Mount Newton Trail runs along Mt newton Cross Rd and connects West Saanich Road to Wallace Drive. The 1.2 meter-wide gravel trail is suitable for walking, biking and horse-back riding, and is almost entirely separated from the roadway to provide a safety buffer for users from vehicles. The trail meanders through mature trees, including Gerry Oaks and Fir trees, and over a bridge.
Newman Farm Boathouses are located at the eastern most section of Newman Farm, off Lochside Drive. A gravel parking lot opens on to a small field, which is open to the public. At the beach access, stairs were rebuilt, providing access to the foreshore of Ferguson Cove and alowing the public to look into the Newman boathouses.
Hagan Bight is a short walk to a beauitful view point great for wildlife watching.
Oak Haven Park (summit pictured on the right) is a beautiful 10.20-hectare hilltop park is located south of Benvenuto Avenue, between Wallace Drive and West Saanich Road. A 15-minute hike to the summit rewards the visitor with spectacular views of Saanich Inlet, Peninsula farmland, Sidney and James Islands. Late winter/early spring brings an amazing bloom of wild flowers, including: satin flower, camas, shooting star, harvest brodiaea, nodding onion, and red columbine, to name a few. In recent years, the District entered into a conservation covenant with Habitat Acquisiton Trust (HAT) and the Land Conservancy of BC to ensure the long-term protection of this Garry oak ecosystem.
Centennial Park is a 18.42 hectare community park, located in the 7500 block of Wallace Drive, in Saanichton. The park has interconnected walking trails; natural areas and Graham Creek flows along the western boundary.
Butterfield Park is a historical 13-acre property at 8000 Thomson Place, off Mt. Newton Cross Road. This property has a beautiful natural landscape and a small loop trail, but limited parking.
Browns’ Wood Trail begins at 8069 Thomson Place and provides an east-west connection between the Thunderbird Trail (also known as the Gail Wicken’s Trail) and Thomson Place, on the southern slopes of Mount Newton. Winding through one of the most pristine forested landscapes in the community, it is now possible to hike (almost) entirely off-road between Butterfield Park and John Dean Provincial Park. It was Central Saanich residents Dorothy and Bill Brown’s fervent wish that future generations enjoy the exceptional beauty of their land, which led them to donating the public trail corridor through their property.

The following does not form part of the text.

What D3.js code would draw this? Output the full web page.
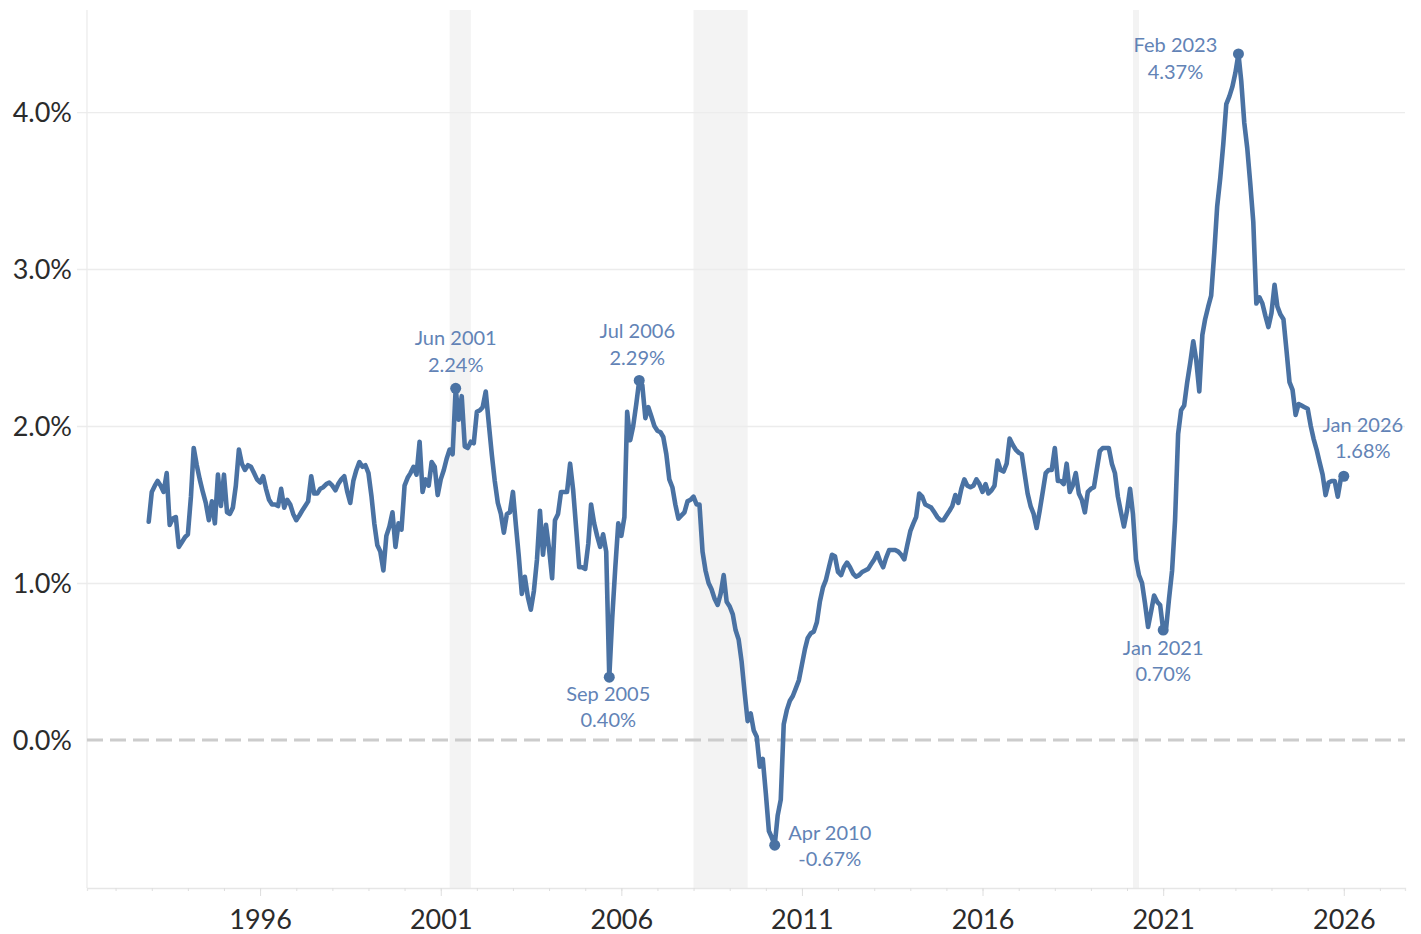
<!DOCTYPE html>
<html>
<head>
<meta charset="utf-8">
<script src="https://cdn.jsdelivr.net/npm/d3@7"></script>
<style>
  body { margin: 0; background: #fff; }
  text { font-family: Lato, "Open Sans", sans-serif; }
</style>
</head>
<body>
<div id="chart"></div>
<script>
// monthly series, first value is Dec 1992
var seriesStart = [1992, 11];
var seriesValues = [
  1.39,
  1.58, 1.62, 1.65, 1.62, 1.58, 1.70, 1.37, 1.41, 1.42, 1.23, 1.26, 1.29, // 1993
  1.31, 1.55, 1.86, 1.75, 1.66, 1.58, 1.51, 1.40, 1.52, 1.38, 1.69, 1.49, // 1994
  1.69, 1.45, 1.44, 1.48, 1.62, 1.85, 1.76, 1.72, 1.75, 1.74, 1.70, 1.66, // 1995
  1.64, 1.68, 1.60, 1.53, 1.50, 1.50, 1.49, 1.60, 1.48, 1.53, 1.50, 1.44, // 1996
  1.40, 1.43, 1.46, 1.49, 1.52, 1.68, 1.57, 1.57, 1.60, 1.61, 1.63, 1.64, // 1997
  1.62, 1.59, 1.63, 1.66, 1.68, 1.58, 1.51, 1.65, 1.72, 1.77, 1.74, 1.75, // 1998
  1.70, 1.55, 1.38, 1.24, 1.20, 1.08, 1.30, 1.36, 1.45, 1.23, 1.38, 1.34, // 1999
  1.62, 1.67, 1.70, 1.74, 1.69, 1.90, 1.58, 1.66, 1.62, 1.77, 1.74, 1.56, // 2000
  1.66, 1.72, 1.79, 1.85, 1.82, 2.24, 2.04, 2.19, 1.87, 1.86, 1.90, 1.89, // 2001
  2.09, 2.10, 2.12, 2.22, 2.02, 1.82, 1.65, 1.51, 1.44, 1.32, 1.44, 1.45, // 2002
  1.58, 1.36, 1.17, 0.93, 1.04, 0.91, 0.83, 0.95, 1.15, 1.46, 1.18, 1.37, // 2003
  1.22, 1.03, 1.40, 1.44, 1.58, 1.58, 1.58, 1.76, 1.59, 1.35, 1.10, 1.10, // 2004
  1.09, 1.25, 1.50, 1.38, 1.30, 1.23, 1.31, 1.20, 0.40, 0.78, 1.10, 1.38, // 2005
  1.30, 1.42, 2.09, 1.91, 2.00, 2.14, 2.29, 2.26, 2.05, 2.12, 2.06, 2.00, // 2006
  1.97, 1.96, 1.93, 1.82, 1.66, 1.61, 1.50, 1.41, 1.43, 1.45, 1.52, 1.53, // 2007
  1.55, 1.50, 1.50, 1.20, 1.08, 1.00, 0.96, 0.90, 0.86, 0.93, 1.05, 0.88, // 2008
  0.85, 0.80, 0.70, 0.64, 0.50, 0.30, 0.12, 0.17, 0.06, 0.02, -0.17, -0.12, // 2009
  -0.34, -0.58, -0.62, -0.67, -0.48, -0.38, 0.10, 0.19, 0.25, 0.28, 0.33, 0.38, // 2010
  0.48, 0.58, 0.65, 0.68, 0.69, 0.75, 0.88, 0.97, 1.02, 1.10, 1.18, 1.17, // 2011
  1.07, 1.05, 1.10, 1.13, 1.10, 1.06, 1.04, 1.05, 1.07, 1.08, 1.09, 1.12, // 2012
  1.15, 1.19, 1.14, 1.10, 1.16, 1.21, 1.21, 1.21, 1.20, 1.18, 1.15, 1.24, // 2013
  1.33, 1.38, 1.42, 1.57, 1.55, 1.50, 1.49, 1.48, 1.45, 1.42, 1.40, 1.40, // 2014
  1.43, 1.46, 1.49, 1.56, 1.51, 1.60, 1.66, 1.62, 1.61, 1.62, 1.66, 1.63, // 2015
  1.58, 1.63, 1.57, 1.59, 1.62, 1.78, 1.72, 1.71, 1.76, 1.92, 1.88, 1.85, // 2016
  1.83, 1.82, 1.70, 1.57, 1.49, 1.44, 1.35, 1.46, 1.58, 1.70, 1.72, 1.72, // 2017
  1.86, 1.65, 1.65, 1.63, 1.76, 1.58, 1.62, 1.70, 1.57, 1.53, 1.45, 1.58, // 2018
  1.60, 1.61, 1.72, 1.84, 1.86, 1.86, 1.86, 1.76, 1.70, 1.55, 1.45, 1.36, // 2019
  1.46, 1.60, 1.44, 1.15, 1.05, 1.00, 0.87, 0.72, 0.82, 0.92, 0.88, 0.86, // 2020
  0.70, 0.72, 0.90, 1.08, 1.40, 1.95, 2.10, 2.13, 2.28, 2.40, 2.54, 2.42, // 2021
  2.22, 2.58, 2.68, 2.76, 2.83, 3.10, 3.40, 3.58, 3.80, 4.05, 4.10, 4.16, // 2022
  4.25, 4.37, 4.20, 3.93, 3.77, 3.54, 3.30, 2.78, 2.82, 2.78, 2.70, 2.63, // 2023
  2.72, 2.90, 2.76, 2.71, 2.68, 2.48, 2.28, 2.23, 2.07, 2.14, 2.13, 2.12, // 2024
  2.11, 2.00, 1.92, 1.85, 1.77, 1.69, 1.56, 1.64, 1.65, 1.65, 1.55, 1.66, // 2025
  1.68
];

var highlightDates = ["2001-06", "2006-07", "2005-09", "2010-04", "2021-01", "2023-02", "2026-01"];
// label offsets from the dot: dx, first line dy, second line dy
var labelOffsets = [[0, -43, -16], [-2, -42, -15], [-1, 24, 50], [55, -5, 21], [0, 25, 51], [-63, -2, 25], [19, -44, -18]];

var recessions = [["2001-04-01", "2001-11-01"], ["2008-01-01", "2009-07-01"], ["2020-03-01", "2020-05-01"]];
var yTicks = [0, 1, 2, 3, 4];
var xTickYears = [1996, 2001, 2006, 2011, 2016, 2021, 2026];

var width = 1421,
    height = 934;
var plotLeft = 87, plotRight = 1405, plotTop = 10, plotBottom = 888;

var lineColor = "#4a72a3",
    labelColor = "#6283b6";

var data = seriesValues.map(function(v, i) {
  return {date: new Date(seriesStart[0], seriesStart[1] + i, 1), value: v};
});

var x = d3.scaleTime()
    .domain([new Date(1991, 2, 18), new Date(2027, 8, 12)])
    .range([plotLeft, plotRight]);
var y = d3.scaleLinear()
    .domain([-0.943, 4.65])
    .range([plotBottom, plotTop]);

var svg = d3.select("#chart").append("svg")
    .attr("width", width)
    .attr("height", height);

// recession bands
var parse = d3.timeParse("%Y-%m-%d");
svg.selectAll("rect.rec")
    .data(recessions)
    .enter().append("rect")
    .attr("class", "rec")
    .attr("x", function(d) { return x(parse(d[0])); })
    .attr("width", function(d) { return x(parse(d[1])) - x(parse(d[0])); })
    .attr("y", plotTop)
    .attr("height", plotBottom - plotTop)
    .attr("fill", "#f3f3f3");

// gridlines + y labels
var yAxis = svg.append("g")
    .attr("transform", "translate(" + plotLeft + ",0)")
    .call(d3.axisLeft(y).tickValues(yTicks).tickSize(-(plotRight - plotLeft)).tickPadding(15)
      .tickFormat(function(d) { return d3.format(".1f")(d) + "%"; }));
yAxis.select(".domain").remove();
yAxis.selectAll(".tick line")
    .attr("x1", -10)
    .attr("stroke", "#ececec")
    .attr("stroke-width", 1.3)
    .attr("opacity", function(d) { return d === 0 ? 0 : 1; });
yAxis.selectAll(".tick text")
    .attr("font-size", 27)
    .attr("fill", "#2b2b2b")
    .attr("dy", "0.36em");

// left frame line
svg.append("line")
    .attr("x1", plotLeft).attr("x2", plotLeft)
    .attr("y1", plotTop).attr("y2", plotBottom)
    .attr("stroke", "#ececec")
    .attr("stroke-width", 1.3);

// zero line
svg.append("line")
    .attr("x1", plotLeft).attr("x2", plotRight)
    .attr("y1", y(0)).attr("y2", y(0))
    .attr("stroke", "#cccccc")
    .attr("stroke-width", 3)
    .attr("stroke-dasharray", "16,7");

// x axis, minor ticks each year
var minor = svg.append("g")
    .attr("transform", "translate(0," + plotBottom + ")")
    .call(d3.axisBottom(x).ticks(d3.timeYear.every(1)).tickSize(3).tickFormat(""));
minor.select(".domain").attr("stroke", "#e6e6e6").attr("stroke-width", 1.3);
minor.selectAll(".tick line").attr("stroke", "#dedede");

var xAxis = svg.append("g")
    .attr("transform", "translate(0," + plotBottom + ")")
    .call(d3.axisBottom(x)
      .tickValues(xTickYears.map(function(yr) { return new Date(yr, 0, 1); }))
      .tickSize(8).tickPadding(14)
      .tickFormat(d3.timeFormat("%Y")));
xAxis.select(".domain").remove();
xAxis.selectAll(".tick line").attr("stroke", "#dedede");
xAxis.selectAll(".tick text")
    .attr("font-size", 27)
    .attr("fill", "#2b2b2b");

// the series
var line = d3.line()
    .x(function(d) { return x(d.date); })
    .y(function(d) { return y(d.value); })
    .curve(d3.curveLinear);

svg.append("path")
    .datum(data)
    .attr("fill", "none")
    .attr("stroke", lineColor)
    .attr("stroke-width", 4.6)
    .attr("stroke-linejoin", "round")
    .attr("stroke-linecap", "round")
    .attr("d", line);

// highlighted points
var fmtKey = d3.timeFormat("%Y-%m"),
    fmtLabel = d3.timeFormat("%b %Y");
var points = highlightDates.map(function(k, i) {
  var p = data.find(function(d) { return fmtKey(d.date) === k; });
  return {date: p.date, value: p.value, off: labelOffsets[i]};
});

var marks = svg.selectAll("g.mark")
    .data(points)
    .enter().append("g")
    .attr("class", "mark")
    .attr("transform", function(d) { return "translate(" + x(d.date) + "," + y(d.value) + ")"; });

marks.append("circle")
    .attr("r", 5.5)
    .attr("fill", lineColor);

marks.append("text")
    .attr("x", function(d) { return d.off[0]; })
    .attr("y", function(d) { return d.off[1]; })
    .attr("text-anchor", "middle")
    .attr("font-size", 20)
    .attr("fill", labelColor)
    .text(function(d) { return fmtLabel(d.date); });

marks.append("text")
    .attr("x", function(d) { return d.off[0]; })
    .attr("y", function(d) { return d.off[2]; })
    .attr("text-anchor", "middle")
    .attr("font-size", 20)
    .attr("fill", labelColor)
    .text(function(d) { return d.value.toFixed(2) + "%"; });
</script>
</body>
</html>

Gowlland Tod Provincial Park is located on the east side of Saanich Inlet and offers access to three parks: Tod Inlet, Mackenzie Bight and Caleb Pike.The Tod Inlet access is located near Brentwood Bay, off Wallace Drive; Mackenzie Bight access is located off Ross Durrance Road, off Willis Point Road; the Caleb Pike access is on Caleb Pike Road, off Millstream Road near Langford. Gowlland Tod Park can also be accessed by boat via Tod Inlet. This park has more than 25 km of hiking trails, including multi-use trails for hiking, horseback riding and mountain biking.
Lochside Regional Trail follows the roadbed of the old CN Railway, roughly parallel to Highway 17, and passes through Central Saanich, North Saanich, Saanich ,and Sidney and all the way to Victoria. Much of the Central Saanich portion of the trails are through open farmland, and it has various points of interest, including a family of pigs, a model airplane field, a dog training facility, active farm areas, and a farm market. You can walk, cycle, run, or even ride a horse through the rural sections.